Arrogance was the first sin to be committed, and was done so by iblis. Because of his arrogance, he refused the command of Allah (Most High) to make sujud for Adam (May Allah be pleased with him). Arrogance is not a visible attribute, but rather an internal attribute that manifests itself in actions and words.  When someone feels that he or she is better than everyone else, or when someone feels so happy and content with themselves to the extent that they think that there is no one like them; these are aspects of arrogance.  These forms of arrogance can lead someone to be like firoun (the pharaoh), who thought he was a god.  It can even lead people to be like the Quraysh, who saw Rasulullah (peace be upon him) only as an orphan, and thought it was not possible for him to be chosen as a Prophet, especially because they felt they held greater status.

The heart of an arrogant person is always filled with hatred.  That is why Allah (Most High) said in Surah Al-Araf (146):

“I will turn away from My signs those who are arrogant upon the earth without right; and if they should see every sign, they will not believe in it. And if they see the way of consciousness, they will not adopt it as a way; but if they see the way of error, they will adopt it as a way. That is because they have denied Our signs and they were heedless of them.”

Allah (Most High) also says in Surah An-Nahl (23):  “Assuredly, Allah knows what they conceal and what they declare. Indeed, He does not like the arrogant.”

Rasulullah (peace be upon him) also mentioned, as narrated in Sahih Muslim, that no one shall enter Jannah even with a half an atom’s weight of arrogance in their heart!



Adam (May Allah be pleased with him) left Jannah due to greed, as Allah (Most High) says in Surah Taha (120):  “Then Satan whispered to him; he said, “O Adam, shall I direct you to the tree of eternity and possession that will not deteriorate?” Even though Adam was told not to eat from the tree, he ate because he was promised a eternity, and because of this desire, he was removed from Jannah.

Rasulullah (peace be upon him) mentioned, as narrated in Sahih Bukhari and Muslim, that mankind becomes old, but two things do not age with him, greed for wealth and greed for a longer life.

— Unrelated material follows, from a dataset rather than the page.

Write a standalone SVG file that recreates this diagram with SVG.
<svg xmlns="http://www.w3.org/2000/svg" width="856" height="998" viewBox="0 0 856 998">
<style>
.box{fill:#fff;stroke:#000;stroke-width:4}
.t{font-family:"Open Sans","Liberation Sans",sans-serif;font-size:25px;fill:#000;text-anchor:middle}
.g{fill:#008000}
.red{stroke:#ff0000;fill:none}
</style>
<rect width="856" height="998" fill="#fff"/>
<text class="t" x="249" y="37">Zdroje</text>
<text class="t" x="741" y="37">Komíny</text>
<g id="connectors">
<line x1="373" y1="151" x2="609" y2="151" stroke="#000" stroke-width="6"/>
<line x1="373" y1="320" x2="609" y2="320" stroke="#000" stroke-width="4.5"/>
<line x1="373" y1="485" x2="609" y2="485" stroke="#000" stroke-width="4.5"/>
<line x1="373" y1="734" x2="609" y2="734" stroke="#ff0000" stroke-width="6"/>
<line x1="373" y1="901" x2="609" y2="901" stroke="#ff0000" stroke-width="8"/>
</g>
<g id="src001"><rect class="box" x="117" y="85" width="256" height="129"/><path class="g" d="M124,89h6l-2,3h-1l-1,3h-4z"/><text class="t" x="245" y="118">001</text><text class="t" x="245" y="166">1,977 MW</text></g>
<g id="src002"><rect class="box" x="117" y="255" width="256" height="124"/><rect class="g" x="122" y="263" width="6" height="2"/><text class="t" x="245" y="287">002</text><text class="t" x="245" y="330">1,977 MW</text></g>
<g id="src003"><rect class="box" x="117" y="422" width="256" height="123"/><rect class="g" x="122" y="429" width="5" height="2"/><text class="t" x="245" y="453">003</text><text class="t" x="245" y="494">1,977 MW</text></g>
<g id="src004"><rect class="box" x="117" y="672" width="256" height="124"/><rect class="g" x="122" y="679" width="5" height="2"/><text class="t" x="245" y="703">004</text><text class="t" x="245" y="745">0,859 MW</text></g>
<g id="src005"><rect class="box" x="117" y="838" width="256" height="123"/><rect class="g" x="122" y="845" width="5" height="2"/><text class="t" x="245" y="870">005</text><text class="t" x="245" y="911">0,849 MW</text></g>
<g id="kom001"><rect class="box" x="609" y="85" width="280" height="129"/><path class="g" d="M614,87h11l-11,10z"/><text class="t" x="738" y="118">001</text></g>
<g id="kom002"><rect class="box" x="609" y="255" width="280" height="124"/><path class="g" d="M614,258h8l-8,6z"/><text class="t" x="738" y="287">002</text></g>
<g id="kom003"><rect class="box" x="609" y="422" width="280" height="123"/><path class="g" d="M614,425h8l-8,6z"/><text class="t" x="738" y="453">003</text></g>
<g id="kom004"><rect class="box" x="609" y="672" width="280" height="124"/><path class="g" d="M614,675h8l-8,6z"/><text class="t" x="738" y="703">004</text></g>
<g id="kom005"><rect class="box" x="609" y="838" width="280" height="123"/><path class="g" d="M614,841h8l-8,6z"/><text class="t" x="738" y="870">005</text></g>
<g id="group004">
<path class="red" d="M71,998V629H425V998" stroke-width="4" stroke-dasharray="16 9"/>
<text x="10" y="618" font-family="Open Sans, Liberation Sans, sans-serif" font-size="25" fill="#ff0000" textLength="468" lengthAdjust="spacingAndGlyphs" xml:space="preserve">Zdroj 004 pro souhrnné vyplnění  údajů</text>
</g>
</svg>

Allah (Most High) tells us in Surah Az-Zumar (30):  “Indeed, you are to die, and indeed, they are to die.”  We forget this reality, and instead we want to have more of everything.  Allah (Most High) also reminds us of this in the following ayahs:

“Beautified for people is the love of that which they desire – of women and sons, heaped-up sums of gold and silver, fine branded horses, and cattle and tilled land. That is the enjoyment of worldly life, but Allah has with Him the best return.” (Surah Al-Imran, 114)

“Indeed, Allah [alone] has knowledge of the Hour and sends down the rain and knows what is in the wombs. And no soul perceives what it will earn tomorrow, and no soul perceives in what land it will die. Indeed, Allah is Knowing and Acquainted.”  (Surah Luqman, 34)

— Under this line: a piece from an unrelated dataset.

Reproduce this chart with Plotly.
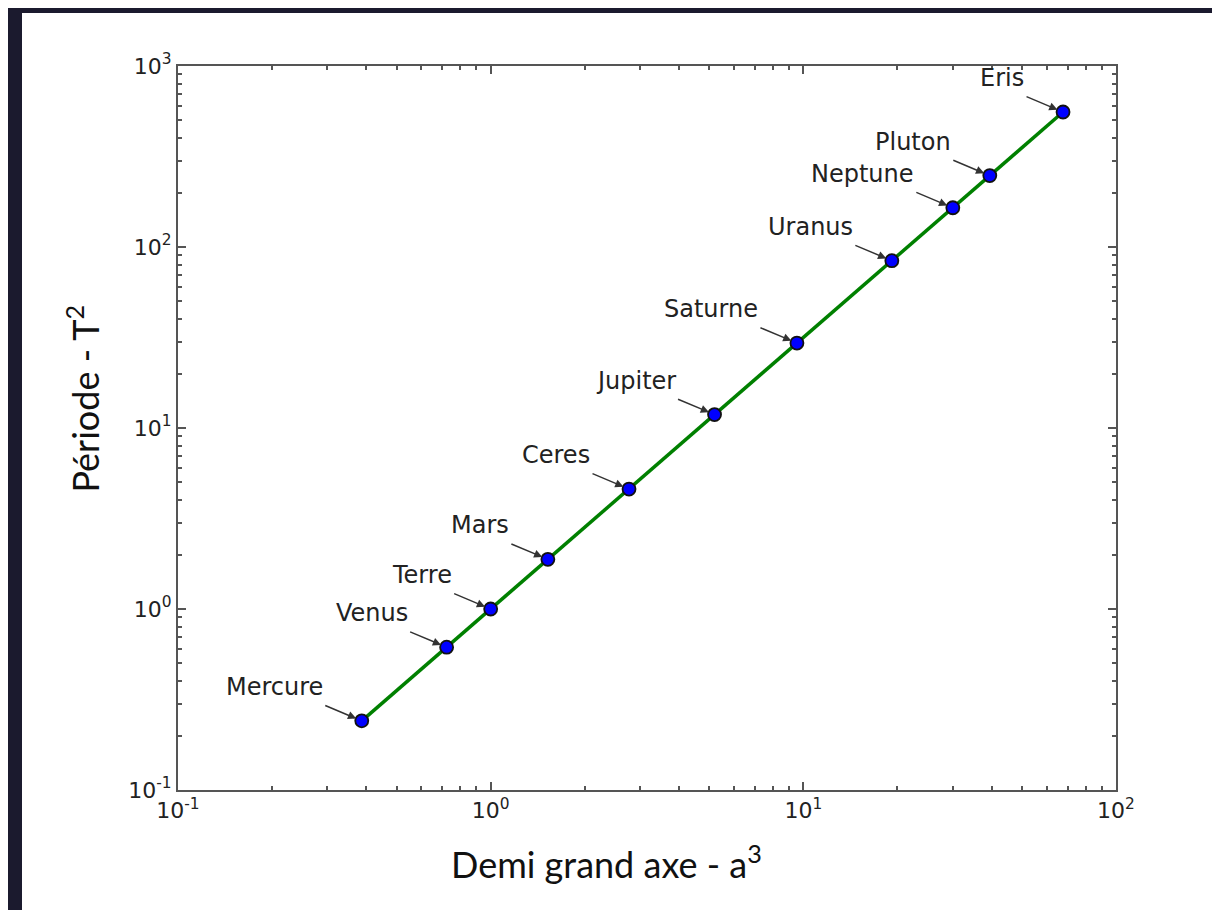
import numpy as np
import plotly.graph_objects as go

planets = ["Mercure", "Venus", "Terre", "Mars", "Ceres", "Jupiter", "Saturne",
           "Uranus", "Neptune", "Pluton", "Eris"]
semi_major_axis = [0.387, 0.723, 1.0, 1.524, 2.77, 5.20, 9.54, 19.19, 30.07, 39.48, 67.7]
period = [0.241, 0.615, 1.0, 1.881, 4.60, 11.86, 29.46, 84.0, 164.8, 248.0, 557.0]

x_ticks = [0.1, 1, 10, 100]
x_ticktext = ["10<sup>-1</sup>", "10<sup>0</sup>", "10<sup>1</sup>", "10<sup>2</sup>"]
y_ticks = [0.1, 1, 10, 100, 1000]
y_ticktext = ["10<sup>-1</sup>", "10<sup>0</sup>", "10<sup>1</sup>", "10<sup>2</sup>", "10<sup>3</sup>"]

x_title = "Demi grand axe - a<sup>3</sup>"
y_title = "Période - T<sup>2</sup>"

x_minor = [m * 10.0 ** d for d in range(-1, 2) for m in range(2, 10)]
y_minor = [m * 10.0 ** d for d in range(-1, 3) for m in range(2, 10)]

BG_DARK = "#1b1a2e"
TXT = "#222222"
AXC = "#555555"

fig = go.Figure()
fig.add_trace(go.Scatter(
    x=semi_major_axis, y=period, mode="lines+markers",
    line=dict(color="#008000", width=3.5),
    marker=dict(color="#0000ff", size=13, line=dict(color="#111111", width=1.8)),
    showlegend=False, hoverinfo="skip",
))

annotations = []
for name, a, t in zip(planets, semi_major_axis, period):
    annotations.append(dict(
        x=np.log10(a), y=np.log10(t), xref="x", yref="y",
        text="", showarrow=True, ax=-38, ay=-16, axref="pixel", ayref="pixel",
        arrowhead=2, arrowsize=1.1, arrowwidth=1.5, arrowcolor="#333333", standoff=6,
    ))
    annotations.append(dict(
        x=np.log10(a), y=np.log10(t), xref="x", yref="y",
        text=name, showarrow=False, xanchor="right", yanchor="middle",
        xshift=-37, yshift=34,
        font=dict(family="DejaVu Sans", size=24, color=TXT),
    ))

annotations.append(dict(
    x=(598 - 170) / 938, y=-0.10, xref="paper", yref="paper",
    text=x_title, showarrow=False, xanchor="center", yanchor="middle",
    font=dict(family="Lato", size=36, color="#111111"),
))
annotations.append(dict(
    x=-0.101, y=0.541, xref="paper", yref="paper",
    text=y_title, showarrow=False, xanchor="center", yanchor="middle", textangle=-90,
    font=dict(family="Lato", size=36, color="#111111"),
))

axis_common = dict(
    type="log", showgrid=False, zeroline=False,
    showline=True, linecolor=AXC, linewidth=2, mirror="allticks",
    ticks="inside", ticklen=8, tickwidth=1.5, tickcolor=AXC,
    tickfont=dict(family="DejaVu Sans", size=22, color=TXT),
)

fig.update_xaxes(
    **axis_common, range=[-1, 2], tickmode="array", tickvals=x_ticks, ticktext=x_ticktext,
    minor=dict(ticks="inside", ticklen=4, tickwidth=1.5, tickcolor=AXC, tickvals=x_minor),
)
fig.update_yaxes(
    **axis_common, range=[-1, 3], tickmode="array", tickvals=y_ticks, ticktext=y_ticktext,
    minor=dict(ticks="inside", ticklen=4, tickwidth=1.5, tickcolor=AXC, tickvals=y_minor),
)

fig.update_layout(
    width=1220, height=910,
    margin=dict(l=170, r=112, t=58, b=128),
    paper_bgcolor=BG_DARK, plot_bgcolor="white",
    annotations=annotations,
    shapes=[dict(type="rect", xref="paper", yref="paper",
                 x0=-(170 - 14) / 938, x1=(1220 - 170) / 938,
                 y0=-128 / 724, y1=1 + (58 - 5) / 724,
                 fillcolor="white", line=dict(width=0), layer="below")],
)

fig.write_html("out.html")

“And for every nation is a [specified] term. So when their time has come, they will not remain behind an hour, nor will they precede [it].”(Surah Al-Araf, 34)

We should also remember the Hadith that was narrated by Abdullah ibn Omar (May Allah be pleased with him) when Rasulullah (peace be upon him) told him to be like a wayfarer in this dunya.

Also, we should remember the words of Imam Ali (May Allah be pleased with him) when he said dunya is travelling away from us, and, as such, dunya has given us its back, but al akhira is travelling towards us; both dunya and al akhira have children, so be from the children of al akhira, because no action is taken without accountability, for tomorrow there is only accountability!


Hasad (jealousy and envy)

Hasad is the very trait that Allah (Most High) asked us to seek refuge from in the verse of Surah Al-Falaq.  Hasad is also the first sin to be committed by the children of Adam, when Cain killed Abel out of jealousy, and it is the worst of attributes.  Hasad is when you see all that is good as being deserved by you and no one else!  Allah (Most High), by relating to us the story of the children of Adam, is telling us the extent that people can go to via hasad, and the level of crime that hasad may cause them to commit.

In speaking about hasad, Allah (Most High) mentions in Surah An-Nisa (54-55):

“Or do they envy people for what Allah has given them of His bounty? But we had already given the family of Abraham the Scripture and wisdom and conferred upon them a great kingdom.”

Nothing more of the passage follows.